Challenging Our Beliefs
One of my firm beliefs is that the is a reason for everything that you think and for everything that you believe.
There is a reason.
And I believe that it is our responsibility to investigate these reasons, challenge them, and only continue to hold them if they can stand up to critique.
And critique is a skill that you can learn. Learn it. Learn to critique objectively. Learn to look at anything and consider both how you would argue for it and against it. Which arguments actually have weight?
What do you think? What do you believe? Why do you believe it? What is it built on? You should answer those questions.
Build your beliefs on unshakable foundations.
There is truth in this world. It does exist.
Learn about history. All history is a story. All history has a bias. But some history is fabricated: stories that never happened.
But objective history exists. What happened has been documented for millennia. It’s available to read. It is often easily accessible. Our history is well documented. Most people just don’t get history from history books.
People really want you to believe that there is no objective history at all. .That you can’t trust anyone or anything. That somehow the history book that contradicts your belief could be the lie. Maybe that book is fabricating history.
But that's just wrong. We’ve just been really really really twisted psychologically by the internet, by misinformation, by conspiracy, by paranoia, and by distrust.
But outside of the internet there is history. Consensus reality.
And it still exists. We’ve just put a giant wall up in front of it so we can’t see it. And in front of that wall we show everyone a picture of reality, a version of reality that they want to see. Or a version of reality that someone else wants them to see.
We get our news, our politics, our culture, our fashion, our everything from a series of platforms with complex algorithms designed to show us exactly what we want to see.
But not even perfectly. No. What they do instead is show us a bunch of stuff we don’t care about, or are outwardly angered by, to make us more responsive to the things that we like.
To keep our attention. Mostly to sell more ad space, lol. Cool cool cool cool cool scam guys!!
Everyone gets the version of history that perfectly comports with the world view that they demonstrated that they had through their engagement with short, repetitive, digestible, and highly potent content.
And so we have beliefs and ideas and thoughts that are built on nothing. Or built on lies. And we just accept. We don’t challenge, we just accept.
Write down what you believe in.
Do you think that there actually is an important biological difference between men and women that should somehow disqualify one from the opportunities afforded to the other?

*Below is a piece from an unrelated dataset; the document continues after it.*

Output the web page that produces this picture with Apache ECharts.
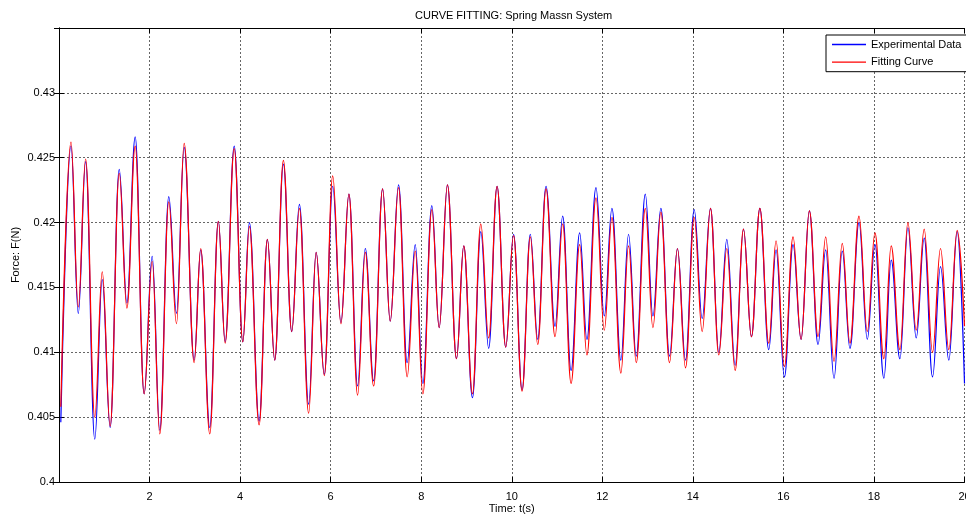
<!DOCTYPE html>
<html>
<head>
<meta charset="utf-8">
<title>CURVE FITTING: Spring Massn System</title>
<script src="https://cdn.jsdelivr.net/npm/echarts@6/dist/echarts.min.js"></script>
<style>
  html, body { margin: 0; padding: 0; background: #fff; }
  #chart { width: 966px; height: 515px; }
</style>
</head>
<body>
<div id="chart"></div>
<script>
// time of each turning point (s)
const times = [
  0.04, 0.265, 0.426, 0.588, 0.79, 0.955, 1.13, 1.33, 1.50, 1.683,
  1.88, 2.058, 2.226, 2.425, 2.595, 2.765, 2.985, 3.13, 3.33, 3.52,
  3.67, 3.87, 4.06, 4.205, 4.42, 4.603, 4.765, 4.956, 5.14, 5.31,
  5.514, 5.68, 5.86, 6.045, 6.227, 6.404, 6.595, 6.765, 6.95, 7.147,
  7.316, 7.50, 7.69, 7.868, 8.037, 8.235, 8.397, 8.58, 8.78, 8.94,
  9.132, 9.316, 9.49, 9.676, 9.867, 10.04, 10.228, 10.41, 10.574, 10.757,
  10.956, 11.125, 11.31, 11.50, 11.66, 11.86, 12.044, 12.213, 12.41, 12.58,
  12.75, 12.95, 13.118, 13.294, 13.485, 13.66, 13.838, 14.03, 14.206, 14.39,
  14.573, 14.75, 14.934, 15.118, 15.294, 15.48, 15.677, 15.838, 16.022, 16.213,
  16.39, 16.574, 16.765, 16.934, 17.118, 17.30, 17.47, 17.67, 17.853, 18.022,
  18.22, 18.38, 18.574, 18.75, 18.934, 19.11, 19.294, 19.47, 19.654, 19.838,
  20.0
]
// Experimental Data (blue)
const experimental = [
  0.4046, 0.4259, 0.4130, 0.4247, 0.4033, 0.4156, 0.4042, 0.4241, 0.4138, 0.4266,
  0.4068, 0.4174, 0.4040, 0.4220, 0.4130, 0.4258, 0.4094, 0.4179, 0.4042, 0.4201,
  0.4108, 0.4259, 0.4108, 0.4200, 0.4047, 0.4187, 0.4094, 0.4245, 0.4116, 0.4214,
  0.4060, 0.4177, 0.4083, 0.4228, 0.4123, 0.4222, 0.4074, 0.4180, 0.4078, 0.4226,
  0.4124, 0.4229, 0.4092, 0.4183, 0.4076, 0.4213, 0.4119, 0.4229, 0.4095, 0.4182,
  0.4065, 0.4193, 0.4103, 0.4228, 0.4104, 0.4191, 0.4071, 0.4191, 0.4110, 0.4228,
  0.4120, 0.4205, 0.4086, 0.4192, 0.4110, 0.4227, 0.4128, 0.4211, 0.4094, 0.4191,
  0.4097, 0.4222, 0.4128, 0.4211, 0.4097, 0.4180, 0.4094, 0.4210, 0.4126, 0.4211,
  0.4100, 0.4187, 0.4090, 0.4195, 0.4112, 0.4211, 0.4102, 0.4179, 0.4081, 0.4183,
  0.4110, 0.4209, 0.4106, 0.4179, 0.4080, 0.4178, 0.4103, 0.4200, 0.4110, 0.4183,
  0.4080, 0.4171, 0.4095, 0.4196, 0.4111, 0.4188, 0.4081, 0.4166, 0.4094, 0.4193,
  0.4076
]
// Fitting Curve (red)
const fitting = [
  0.4058, 0.4262, 0.4135, 0.4249, 0.4050, 0.4162, 0.4043, 0.4238, 0.4134, 0.4259,
  0.4068, 0.4170, 0.4037, 0.4216, 0.4122, 0.4261, 0.4092, 0.4180, 0.4037, 0.4201,
  0.4107, 0.4257, 0.4108, 0.4197, 0.4044, 0.4187, 0.4094, 0.4248, 0.4116, 0.4211,
  0.4053, 0.4177, 0.4082, 0.4236, 0.4122, 0.4222, 0.4067, 0.4177, 0.4074, 0.4226,
  0.4124, 0.4227, 0.4081, 0.4178, 0.4068, 0.4210, 0.4119, 0.4229, 0.4095, 0.4182,
  0.4068, 0.4199, 0.4111, 0.4228, 0.4104, 0.4190, 0.4070, 0.4189, 0.4106, 0.4226,
  0.4112, 0.4199, 0.4076, 0.4183, 0.4098, 0.4219, 0.4117, 0.4204, 0.4084, 0.4182,
  0.4092, 0.4211, 0.4119, 0.4208, 0.4092, 0.4180, 0.4088, 0.4204, 0.4116, 0.4211,
  0.4098, 0.4180, 0.4086, 0.4195, 0.4112, 0.4211, 0.4107, 0.4186, 0.4089, 0.4189,
  0.4110, 0.4209, 0.4112, 0.4189, 0.4093, 0.4184, 0.4107, 0.4205, 0.4116, 0.4192,
  0.4095, 0.4182, 0.4102, 0.4200, 0.4117, 0.4195, 0.4100, 0.4180, 0.4102, 0.4194,
  0.4120
]

const font = 'Liberation Sans, Arial, sans-serif'
const gridLine = { show: true, lineStyle: { color: '#666', type: [2, 2], width: 1 } }
const boxLine = { show: true, lineStyle: { color: '#000', width: 1 } }
const inTick = { show: true, inside: true, length: 5, lineStyle: { color: '#000' } }

const pairs = arr => times.map((t, i) => [t, arr[i]])

const chart = echarts.init(document.getElementById('chart'))
chart.setOption({
  animation: false,
  backgroundColor: '#fff',
  title: {
    text: 'CURVE FITTING: Spring Massn System',
    left: 415,
    top: 10,
    padding: 0,
    textStyle: { fontFamily: font, fontSize: 11, fontWeight: 'normal', color: '#000' }
  },
  legend: {
    data: ['Experimental Data', 'Fitting Curve'],
    orient: 'vertical',
    left: 826,
    top: 35,
    icon: 'rect',
    itemWidth: 34,
    itemHeight: 1.3,
    itemGap: 4.7,
    padding: [3, 8, 3, 6],
    borderColor: '#000',
    borderWidth: 1,
    borderRadius: 0,
    backgroundColor: '#fff',
    textStyle: { fontFamily: font, fontSize: 11, color: '#000', lineHeight: 13 }
  },
  grid: { left: 59, right: 1.5, top: 28, bottom: 33, outerBoundsMode: 'none', containLabel: false },
  xAxis: [
    {
      type: 'value',
      min: 0,
      max: 20,
      interval: 2,
      name: 'Time: t(s)',
      nameLocation: 'middle',
      nameGap: 21,
      nameMoveOverlap: false,
      nameTextStyle: { fontFamily: font, fontSize: 11, color: '#000' },
      axisLine: boxLine,
      axisTick: inTick,
      axisLabel: {
        margin: 9,
        fontFamily: font,
        fontSize: 11,
        color: '#000',
        formatter: v => (v === 0 ? '' : String(v))
      },
      splitLine: gridLine
    },
    {
      type: 'value',
      position: 'top',
      min: 0,
      max: 20,
      interval: 2,
      axisLine: boxLine,
      axisTick: inTick,
      axisLabel: { show: false },
      splitLine: { show: false }
    }
  ],
  yAxis: [
    {
      type: 'value',
      min: 0.4,
      max: 0.435,
      interval: 0.005,
      name: 'Force: F(N)',
      nameLocation: 'middle',
      nameGap: 38,
      nameMoveOverlap: false,
      nameTextStyle: { fontFamily: font, fontSize: 11, color: '#000' },
      axisLine: boxLine,
      axisTick: inTick,
      axisLabel: {
        margin: 4,
        fontFamily: font,
        fontSize: 11,
        color: '#000',
        formatter: v => {
          const s = parseFloat(v.toFixed(3))
          return s >= 0.435 ? '' : String(s)
        }
      },
      splitLine: gridLine
    },
    {
      type: 'value',
      position: 'right',
      min: 0.4,
      max: 0.435,
      interval: 0.005,
      axisLine: boxLine,
      axisTick: inTick,
      axisLabel: { show: false },
      splitLine: { show: false }
    }
  ],
  series: [
    {
      name: 'Experimental Data',
      type: 'line',
      data: pairs(experimental),
      symbol: 'none',
      smooth: 0.4,
      smoothMonotone: 'x',
      lineStyle: { color: '#0000ff', width: 1.2 },
      itemStyle: { color: '#0000ff' }
    },
    {
      name: 'Fitting Curve',
      type: 'line',
      data: pairs(fitting),
      symbol: 'none',
      smooth: 0.4,
      smoothMonotone: 'x',
      lineStyle: { color: '#ff0000', width: 1.2 },
      itemStyle: { color: '#ff0000' }
    }
  ]
})
window.onresize = function () {
  chart.resize()
}
</script>
</body>
</html>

Answer that question quickly. Write down what you believe. And then challenge it and critique it. How would you argue yes? How would you argue no?
What holds up?
Do that for everything you think or believe.
The results are profound.
Also, critically, I promise you that what remains, an unshakable foundation for a worthwhile belief, is not purely in line with the Democratic Party line nor the Republican Party line on the issue. You may be surprised if sometimes a new belief emerges sits outside of both. Sometimes they cross over. Sit with that. Maybe the two major political parties are less interested in promoting well informed political opinions and more interested in competing against their rival. Maybe both have just developed polar politics and split the country in half because it makes for a more straight forward fight. Maybe what both are telling you is a mix of truth and lies, depending on which benefits them the most. Maybe we should be challenging our parties more intensely. Maybe we should all be more engaged in civil and political life.
Anyway, whatever that is, in a word or short phrase, is what I’m thinking about.